La aplicación de este tipo de estrategias responde fundamentalmente a 2 principios éticos de la medicina: el de no maleficencia y el de justicia. El de no maleficencia porque el uso de medicamentos con escaso beneficio en pacientes con esperanza de vida limitada se asocia inevitablemente a eventos adversos por medicamentos, dada su especial vulnerabilidad; de hecho, incluso la carga excesiva de tratamiento puede influir negativamente sobre la percepción del estado de salud, el bienestar y la calidad de vida de los pacientes, aun cuando no se den efectos adversos. Y el de justicia porque el uso de medicamentos innecesarios y los costes asociados comprometen una adecuada distribución de los bienes comunes que garantice una correcta atención sanitaria para toda la sociedad.
Indudablemente, las herramientas como los criterios STOPP-Pal no pueden ni pretenden sustituir el juicio clínico del prescriptor, que debe manejar muchas más variables que las farmacológicas, incluyendo las percepciones y preferencias del paciente y sus familiares. Pero sin duda el estandarizar ciertas posturas puede facilitar en la práctica la deprescripción de medicamentos en pacientes en situación paliativa y globalmente aumentar la conciencia de la necesidad de adecuar los tratamientos también en las etapas finales de la vida. En este sentido nos encontramos también ante el reto de la exclusión de este tipo de pacientes en los ensayos clínicos y otros estudios con medicamentos9. Las consiguientes lagunas en el conocimiento en este campo limitan también un uso más adecuado de los fármacos en esta población, y condicionan la efectividad (y los resultados esperados) de estrategias como la deprescripción, por lo que debemos colectivamente fomentar la investigación en esta área10.

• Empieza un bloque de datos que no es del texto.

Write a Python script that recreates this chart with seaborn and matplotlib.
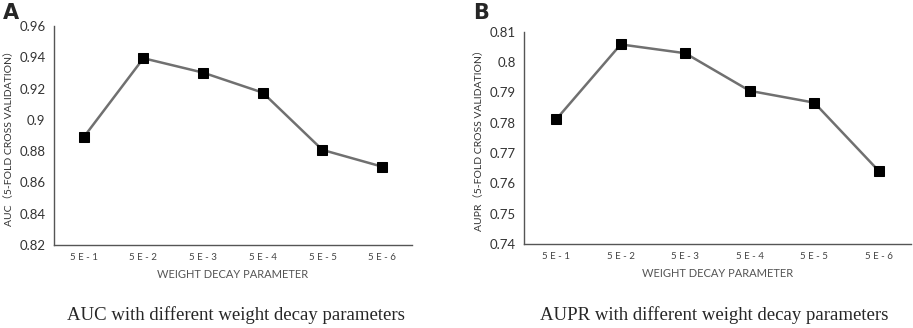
import pandas as pd
import seaborn as sns
import matplotlib.pyplot as plt

# weight decay values on the x axis
decay = ["5E-1", "5E-2", "5E-3", "5E-4", "5E-5", "5E-6"]

auc = [0.889, 0.9394, 0.9302, 0.9174, 0.8808, 0.8701]
aupr = [0.7811, 0.8058, 0.8029, 0.7905, 0.7866, 0.7641]

auc_ticks = [0.82, 0.84, 0.86, 0.88, 0.9, 0.92, 0.94, 0.96]
aupr_ticks = [0.74, 0.75, 0.76, 0.77, 0.78, 0.79, 0.8, 0.81]

sns.set_style("white")
plt.rcParams['font.family'] = ['Lato', 'Noto Sans CJK SC', 'DejaVu Sans']

fig = plt.figure(figsize=(9.13, 3.28), dpi=100)

def panel(rect, values, ticks, ylabel, caption, letter, cap_x):
    ax = fig.add_axes(rect)
    df = pd.DataFrame({"decay": decay, "score": values, "pos": range(len(decay))})
    sns.lineplot(data=df, x="pos", y="score", ax=ax, color="#707070", lw=1.8,
                 marker="s", markersize=7, markerfacecolor="black",
                 markeredgecolor="black")
    ax.set_xlim(-0.5, len(decay) - 0.5)
    ax.set_ylim(ticks[0], ticks[-1])
    ax.set_yticks(ticks)
    ax.set_yticklabels([f"{t:g}" for t in ticks], fontsize=9.5, color="#333333")
    ax.set_xticks(range(len(decay)))
    ax.set_xticklabels([" ".join(d) for d in decay], fontsize=7, color="#444444")
    ax.tick_params(length=0, pad=6)
    ax.set_xlabel("WEIGHT DECAY PARAMETER", fontsize=8, color="#555555", labelpad=5)
    ax.set_ylabel(ylabel, fontsize=7.5, color="#333333", labelpad=4,
                  family=['Lato', 'Noto Sans CJK SC'])
    for s in ["top", "right"]:
        ax.spines[s].set_visible(False)
    for s in ["left", "bottom"]:
        ax.spines[s].set_color("#555555")
        ax.spines[s].set_linewidth(1.0)
    fig.text(cap_x, 0.04, caption, ha="center", va="center",
             family="Liberation Serif", fontsize=13.5)
    fig.text(rect[0] - 0.056, 0.99, letter, ha="left", va="top",
             fontsize=15, fontweight="bold", family="DejaVu Sans")
    return ax

panel([0.0591, 0.2530, 0.3921, 0.6677], auc, auc_ticks,
      "AUC（5-FOLD CROSS VALIDATION）",
      "AUC with different weight decay parameters", "A", 0.258)
panel([0.5739, 0.2561, 0.4239, 0.6473], aupr, aupr_ticks,
      "AUPR（5-FOLD CROSS VALIDATION）",
      "AUPR with different weight decay parameters", "B", 0.782)

fig.savefig("out.png", dpi=100)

Será de vital importancia para afrontar este creciente problema de salud pública que todos los profesionales que trabajamos con pacientes en cuidados paliativos mantengamos una actitud proactiva hacia la adecuación de la terapia farmacológica al final de vida, trabajando conjuntamente, incorporando estrategias previamente planificadas para la revisión de tratamientos en estos pacientes y ayudándonos de nuevas herramientas como los criterios STOPP-Pal siempre que sea necesario para poder prestar la mejor atención a los pacientes.